TASK STATEMENT
In this exercise, the entries below include pictures. Repeat exactly the lines from the line with "Output the Python" to the line with "6.39, 6.09, 5.83]", including both, but without the pictures.

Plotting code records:
=====

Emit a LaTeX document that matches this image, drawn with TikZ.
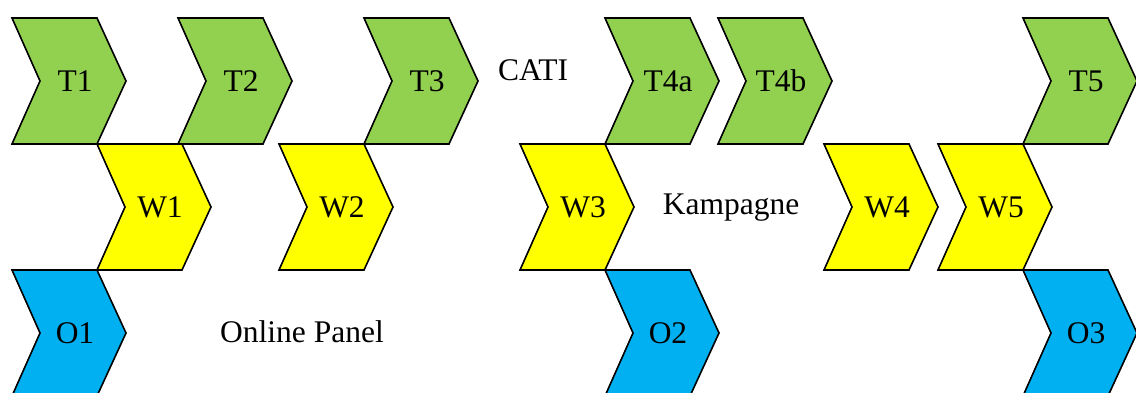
\documentclass[tikz,border=0pt]{standalone}
\usepackage{fontspec}
\setmainfont{Liberation Serif}
\definecolor{cgreen}{HTML}{92D050}
\definecolor{cyellow}{HTML}{FFFF00}
\definecolor{cblue}{HTML}{00B0F0}
\newcommand\mychev[5]{%
  \path[chevshape,fill=#4] (#2,#3) -- ++(85,0) -- ++(29,63) -- ++(-29,63) -- ++(-85,0) -- ++(28,-63) -- cycle;
  \node[lbl] (#1) at (#2+63,#3+73) {#5};}
\begin{document}
\begin{tikzpicture}[x=1pt,y=-1pt,
  chevshape/.style={draw=black,line width=1.6pt,line join=miter},
  lbl/.style={anchor=base,inner sep=0pt,font=\fontsize{31.5}{36}\selectfont},
  free/.style={anchor=base,inner sep=0pt,font=\fontsize{31.5}{36}\selectfont}]
\useasboundingbox (0,0) rectangle (1136,392);
% green row
\mychev{T1}{12}{18}{cgreen}{T1}
\mychev{T2}{178}{18}{cgreen}{T2}
\mychev{T3}{364}{18}{cgreen}{T3}
\mychev{T4a}{605}{18}{cgreen}{T4a}
\mychev{T4b}{718}{18}{cgreen}{T4b}
\mychev{T5}{1023}{18}{cgreen}{T5}
% yellow row
\mychev{W1}{97}{144}{cyellow}{W1}
\mychev{W2}{279}{144}{cyellow}{W2}
\mychev{W3}{520}{144}{cyellow}{W3}
\mychev{W4}{824}{144}{cyellow}{W4}
\mychev{W5}{938}{144}{cyellow}{W5}
% blue row
\mychev{O1}{12}{270}{cblue}{O1}
\mychev{O2}{605}{270}{cblue}{O2}
\mychev{O3}{1023}{270}{cblue}{O3}
% free labels
\node[free] (cati) at (533,80) {CATI};
\node[free] (kampagne) at (731,214) {Kampagne};
\node[free] (online) at (302,342) {Online Panel};
\end{tikzpicture}
\end{document}
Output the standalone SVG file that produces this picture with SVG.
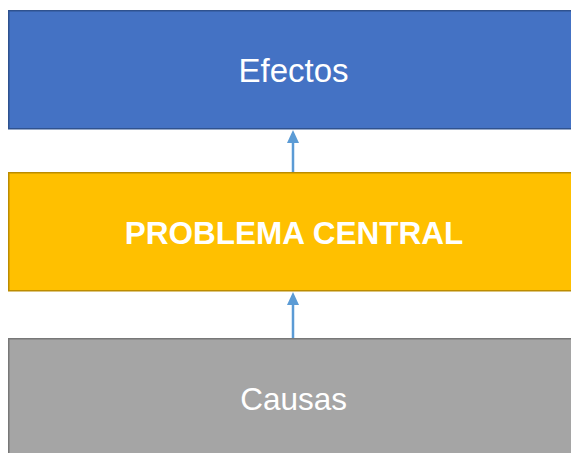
<svg xmlns="http://www.w3.org/2000/svg" width="571" height="453" viewBox="0 0 571 453">
<style>
.box{stroke-width:1.5}
.lbl{font-family:"Liberation Sans",Arial,sans-serif;fill:#FFFFFF;text-anchor:middle}
.conn{stroke:#5B9BD5;stroke-width:2.5;fill:none}
.head{fill:#5B9BD5}
</style>
<rect width="571" height="453" fill="#FFFFFF"/>
<g id="efectos">
<rect class="box" x="8.75" y="10.75" width="580" height="118" fill="#4472C4" stroke="#2F528F"/>
<text class="lbl" x="293.5" y="81.5" font-size="33">Efectos</text>
</g>
<g id="problema">
<rect class="box" x="8.75" y="172.75" width="580" height="118" fill="#FFC000" stroke="#BC8C00"/>
<text class="lbl" x="294" y="244" font-size="31.5" font-weight="bold">PROBLEMA CENTRAL</text>
</g>
<g id="causas">
<rect class="box" x="8.75" y="338.75" width="580" height="130" fill="#A5A5A5" stroke="#787878"/>
<text class="lbl" x="293.7" y="410" font-size="31.5">Causas</text>
</g>
<g id="connectors">
<line class="conn" x1="293" y1="172" x2="293" y2="141"/>
<polygon class="head" points="293,130 287,143 299,143"/>
<line class="conn" x1="293" y1="338" x2="293" y2="303"/>
<polygon class="head" points="293,292 287,305 299,305"/>
</g>
</svg>
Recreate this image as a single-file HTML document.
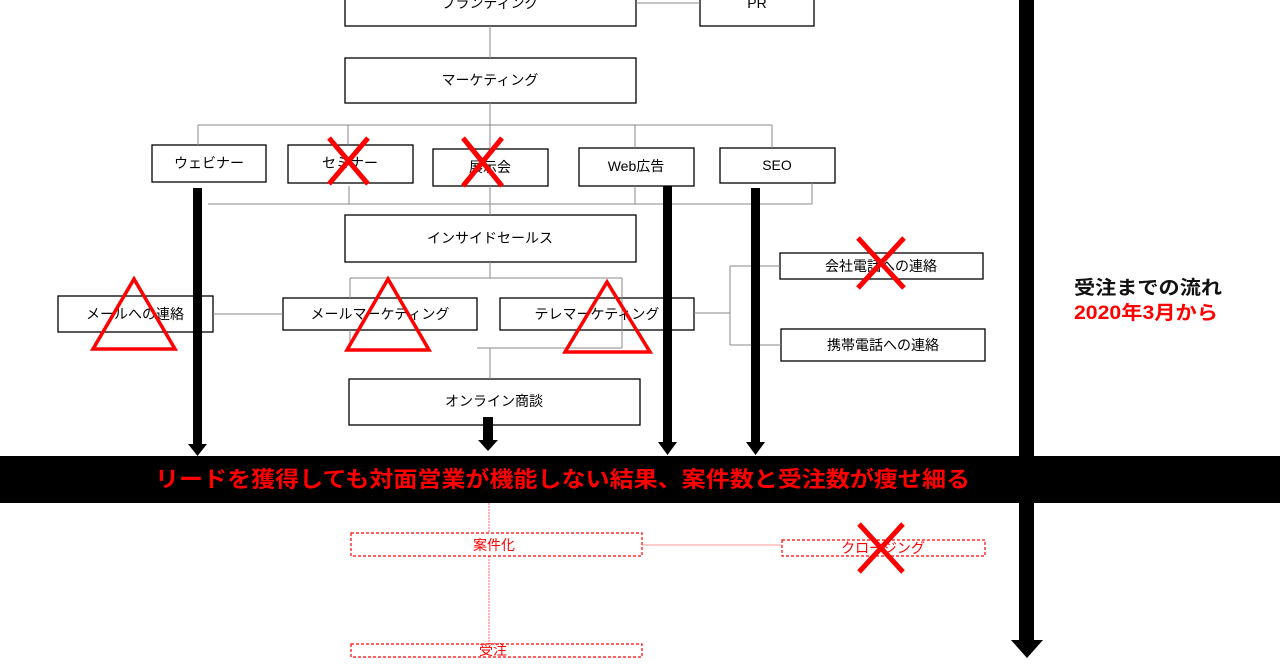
<!DOCTYPE html>
<html><head><meta charset="utf-8"><style>
html,body{margin:0;padding:0;background:#fff;}
svg{display:block;font-family:"Liberation Sans","Noto Sans CJK JP",sans-serif;}
</style></head><body>
<svg width="1280" height="670" viewBox="0 0 1280 670" xmlns="http://www.w3.org/2000/svg">
<g fill="#fff" stroke="#000" stroke-width="1.3">
<rect x="345" y="-20" width="291" height="46"/>
<rect x="700" y="-20" width="114" height="46"/>
<rect x="345" y="58" width="291" height="45"/>
<rect x="152" y="145" width="114" height="37"/>
<rect x="288" y="145" width="125" height="38"/>
<rect x="433" y="149" width="115" height="37"/>
<rect x="579" y="148" width="115" height="38"/>
<rect x="720" y="148" width="115" height="35"/>
<rect x="345" y="215" width="291" height="47"/>
<rect x="58" y="296" width="155" height="36"/>
<rect x="283" y="298" width="194" height="32"/>
<rect x="500" y="298" width="194" height="32"/>
<rect x="780" y="253" width="203" height="26"/>
<rect x="781" y="329" width="204" height="32"/>
<rect x="349" y="379" width="291" height="46"/>
</g>
<g stroke="#888" stroke-width="1" fill="none">
<path d="M636 3H700"/>
<path d="M490 26V58"/>
<path d="M490 103V125M198 125H772M198 125V145M348 125V145M490 125V149M635 125V148M772 125V148"/>
<path d="M208 204H812M349 186V204M490 186V215M635 186V204M812 183V204M665 186V204"/>
<path d="M490 262V278M350 278H622M350 278V298M622 278V348M477 348H622M350 330V348M490 348V379"/>
<path d="M213 314H283"/>
<path d="M694 313H730M730 266V345M730 266H780M730 345H781"/>
</g>
<g fill="#000" font-size="14" text-anchor="middle">
<text x="490" y="8">ブランディング</text>
<text x="757" y="8">PR</text>
<text x="490" y="85">マーケティング</text>
<text x="209" y="168">ウェビナー</text>
<text x="350" y="168">セミナー</text>
<text x="490" y="172">展示会</text>
<text x="636" y="171">Web広告</text>
<text x="777" y="170">SEO</text>
<text x="490" y="243">インサイドセールス</text>
<text x="135" y="319">メールへの連絡</text>
<text x="380" y="319">メールマーケティング</text>
<text x="597" y="319">テレマーケティング</text>
<text x="881" y="271">会社電話への連絡</text>
<text x="883" y="350">携帯電話への連絡</text>
<text x="494" y="406">オンライン商談</text>
</g>
<g fill="#000">
<rect x="193" y="188" width="9" height="258"/><polygon points="188,444 207,444 197.5,456"/>
<rect x="663" y="186" width="9" height="258"/><polygon points="658,442 677,442 667.5,455"/>
<rect x="751" y="188" width="9" height="256"/><polygon points="746,442 765,442 755.5,455"/>
<rect x="483" y="417" width="10" height="27"/><polygon points="478,440 498,440 488,451"/>
<rect x="0" y="456" width="1280" height="47"/>
<rect x="1019" y="0" width="15" height="642"/><polygon points="1011,640 1043,640 1027,658"/>
</g>
<text x="155" y="487" font-size="22" font-weight="bold" fill="#f00" textLength="815" lengthAdjust="spacingAndGlyphs">リードを獲得しても対面営業が機能しない結果、案件数と受注数が痩せ細る</text>
<text x="1074" y="294" font-size="19" font-weight="bold" fill="#111" textLength="148" lengthAdjust="spacingAndGlyphs">受注までの流れ</text>
<text x="1074" y="319" font-size="19" font-weight="bold" fill="#f00" textLength="144" lengthAdjust="spacingAndGlyphs">2020年3月から</text>
<g stroke="#f66" stroke-width="1" fill="none">
<path d="M489 503V533M489 556V643" stroke-dasharray="2 1"/>
<path d="M642 545H782" stroke="#f99"/>
</g>
<g stroke="#f00" stroke-width="1.2" fill="none" stroke-dasharray="3 2">
<rect x="351" y="533" width="291" height="23"/>
<rect x="782" y="540" width="203" height="16"/>
<rect x="351" y="644" width="291" height="13"/>
</g>
<g fill="#f00" font-size="14" text-anchor="middle">
<text x="494" y="550">案件化</text>
<text x="883" y="553">クロージング</text>
<text x="493" y="655">受注</text>
</g>
<g stroke="#f00" stroke-width="5" fill="none">
<path d="M329 138L368 184M368 138L329 184"/>
<path d="M463 138L502 186M502 138L463 186"/>
<path d="M858 238L904 288M904 238L858 288"/>
<path d="M859 524L903 572M903 524L859 572"/>
<polygon points="134,279 93,349 175,349" stroke-width="3.5"/>
<polygon points="388,279 347,350 429,350" stroke-width="3.5"/>
<polygon points="607,282 565,352 650,352" stroke-width="3.5"/>
</g>
</svg>
</body></html>
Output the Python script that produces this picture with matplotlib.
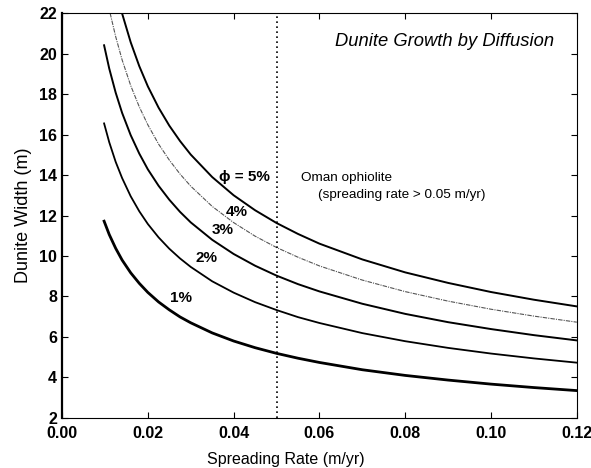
import matplotlib
matplotlib.use('Agg')
import matplotlib.pyplot as plt

plt.rcParams['font.family'] = ['Liberation Sans', 'DejaVu Sans']

# spreading rate (m/yr) and dunite width (m)
rate = [0.0098, 0.011, 0.0125, 0.014, 0.016, 0.018, 0.02, 0.0225, 0.025, 0.0275,
        0.03, 0.035, 0.04, 0.045, 0.05, 0.055, 0.06, 0.07, 0.08, 0.09, 0.10, 0.11, 0.12]
w1 = [11.72, 11.06, 10.38, 9.80, 9.17, 8.65, 8.20, 7.73, 7.34, 6.99, 6.70, 6.20,
      5.80, 5.47, 5.19, 4.95, 4.74, 4.38, 4.10, 3.87, 3.67, 3.50, 3.35]
w2 = [16.55, 15.62, 14.65, 13.85, 12.95, 12.21, 11.58, 10.92, 10.36, 9.88, 9.46, 8.75,
      8.19, 7.72, 7.33, 6.98, 6.69, 6.19, 5.79, 5.46, 5.18, 4.94, 4.73]
w3 = [20.41, 19.26, 18.07, 17.07, 15.97, 15.06, 14.28, 13.47, 12.78, 12.18, 11.66, 10.80,
      10.10, 9.52, 9.03, 8.61, 8.25, 7.64, 7.14, 6.73, 6.39, 6.09, 5.83]

rate4 = [0.0112, 0.0125, 0.014, 0.016, 0.018, 0.02, 0.0225, 0.025, 0.0275, 0.03, 0.035,
         0.04, 0.045, 0.05, 0.055, 0.06, 0.07, 0.08, 0.09, 0.10, 0.11, 0.12]
w4 = [22.0, 20.84, 19.69, 18.42, 17.37, 16.48, 15.53, 14.74, 14.05, 13.45, 12.45,
      11.65, 10.98, 10.42, 9.94, 9.51, 8.81, 8.24, 7.77, 7.37, 7.03, 6.73]

rate5 = [0.014, 0.016, 0.018, 0.02, 0.0225, 0.025, 0.0275, 0.03, 0.035, 0.04, 0.045,
         0.05, 0.055, 0.06, 0.07, 0.08, 0.09, 0.10, 0.11, 0.12]
w5 = [21.98, 20.56, 19.38, 18.38, 17.33, 16.44, 15.68, 15.01, 13.90, 13.0, 12.26,
      11.63, 11.09, 10.61, 9.83, 9.19, 8.67, 8.22, 7.84, 7.51]

fig = plt.figure(figsize=(5.91, 4.68), dpi=100)
ax = fig.add_axes([0.105, 0.107, 0.871, 0.865])

ax.plot(rate, w1, color='black', linewidth=2.0)
ax.plot(rate, w2, color='black', linewidth=1.3)
ax.plot(rate, w3, color='black', linewidth=1.4)
ax.plot(rate4, w4, color='#555555', linewidth=0.8, linestyle=(0, (4, 1, 1, 1)))
ax.plot(rate5, w5, color='black', linewidth=1.4)

# Oman ophiolite spreading rate
ax.axvline(0.05, color='black', linestyle=(0, (1, 2)), linewidth=1.2)

lbl = dict(fontsize=11, fontweight='bold', ha='center', va='center')
ax.text(0.0426, 13.9, '\u03d5 = 5%', **lbl)
ax.text(0.0408, 12.17, '4%', **lbl)
ax.text(0.0375, 11.28, '3%', **lbl)
ax.text(0.0336, 9.92, '2%', **lbl)
ax.text(0.0277, 7.93, '1%', **lbl)

ax.text(0.0558, 13.85, 'Oman ophiolite', fontsize=9.7, va='center')
ax.text(0.0596, 13.0, '(spreading rate > 0.05 m/yr)', fontsize=9.7, va='center')
ax.text(0.955, 0.93, 'Dunite Growth by Diffusion', transform=ax.transAxes,
        fontsize=13.2, fontstyle='italic', ha='right', va='center')

ax.set_xlim(0, 0.12)
ax.set_ylim(2, 22)
ax.set_xticks([0.0, 0.02, 0.04, 0.06, 0.08, 0.10, 0.12])
ax.set_xticklabels(['0.00', '0.02', '0.04', '0.06', '0.08', '0.10', '0.12'])
ax.set_yticks(range(2, 23, 2))
ax.tick_params(direction='in', top=True, right=True, length=4, labelsize=11.5)
ax.tick_params(axis='x', pad=6)
for t in ax.get_xticklabels() + ax.get_yticklabels():
    t.set_fontweight('bold')
ax.set_xlabel('Spreading Rate (m/yr)', fontsize=11.5, labelpad=7)
ax.xaxis.set_label_coords(0.435, -0.085)
ax.set_ylabel('Dunite Width (m)', fontsize=13, labelpad=5)
for s in ax.spines.values():
    s.set_linewidth(0.8)
ax.spines['left'].set_linewidth(1.6)

fig.savefig('out.png', dpi=100)
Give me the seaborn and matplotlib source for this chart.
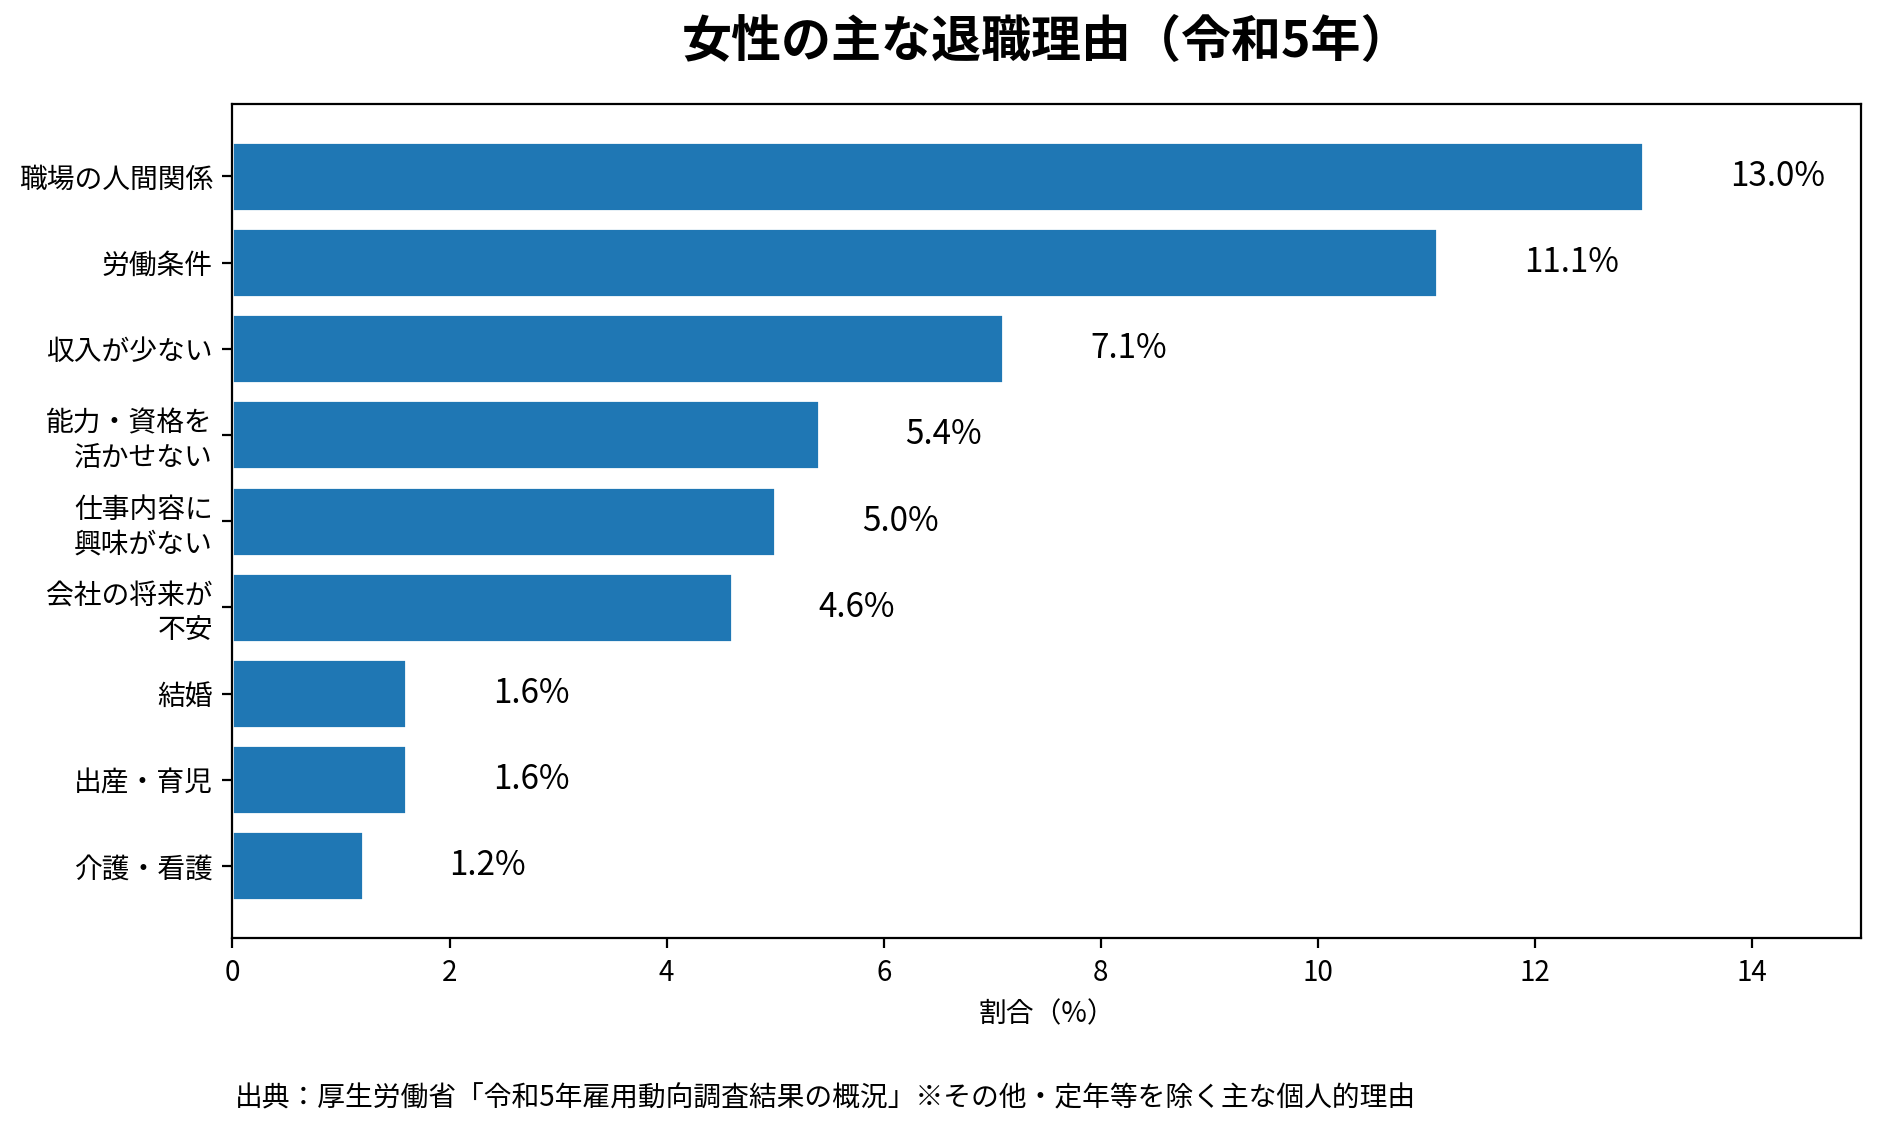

=====

RESULT BELOW
Output the Python script that produces this picture with matplotlib.
import matplotlib
matplotlib.use('Agg')
import matplotlib.pyplot as plt

plt.rcParams['font.family'] = ['Liberation Sans', 'DejaVu Sans']

# spreading rate (m/yr) and dunite width (m)
rate = [0.0098, 0.011, 0.0125, 0.014, 0.016, 0.018, 0.02, 0.0225, 0.025, 0.0275,
        0.03, 0.035, 0.04, 0.045, 0.05, 0.055, 0.06, 0.07, 0.08, 0.09, 0.10, 0.11, 0.12]
w1 = [11.72, 11.06, 10.38, 9.80, 9.17, 8.65, 8.20, 7.73, 7.34, 6.99, 6.70, 6.20,
      5.80, 5.47, 5.19, 4.95, 4.74, 4.38, 4.10, 3.87, 3.67, 3.50, 3.35]
w2 = [16.55, 15.62, 14.65, 13.85, 12.95, 12.21, 11.58, 10.92, 10.36, 9.88, 9.46, 8.75,
      8.19, 7.72, 7.33, 6.98, 6.69, 6.19, 5.79, 5.46, 5.18, 4.94, 4.73]
w3 = [20.41, 19.26, 18.07, 17.07, 15.97, 15.06, 14.28, 13.47, 12.78, 12.18, 11.66, 10.80,
      10.10, 9.52, 9.03, 8.61, 8.25, 7.64, 7.14, 6.73, 6.39, 6.09, 5.83]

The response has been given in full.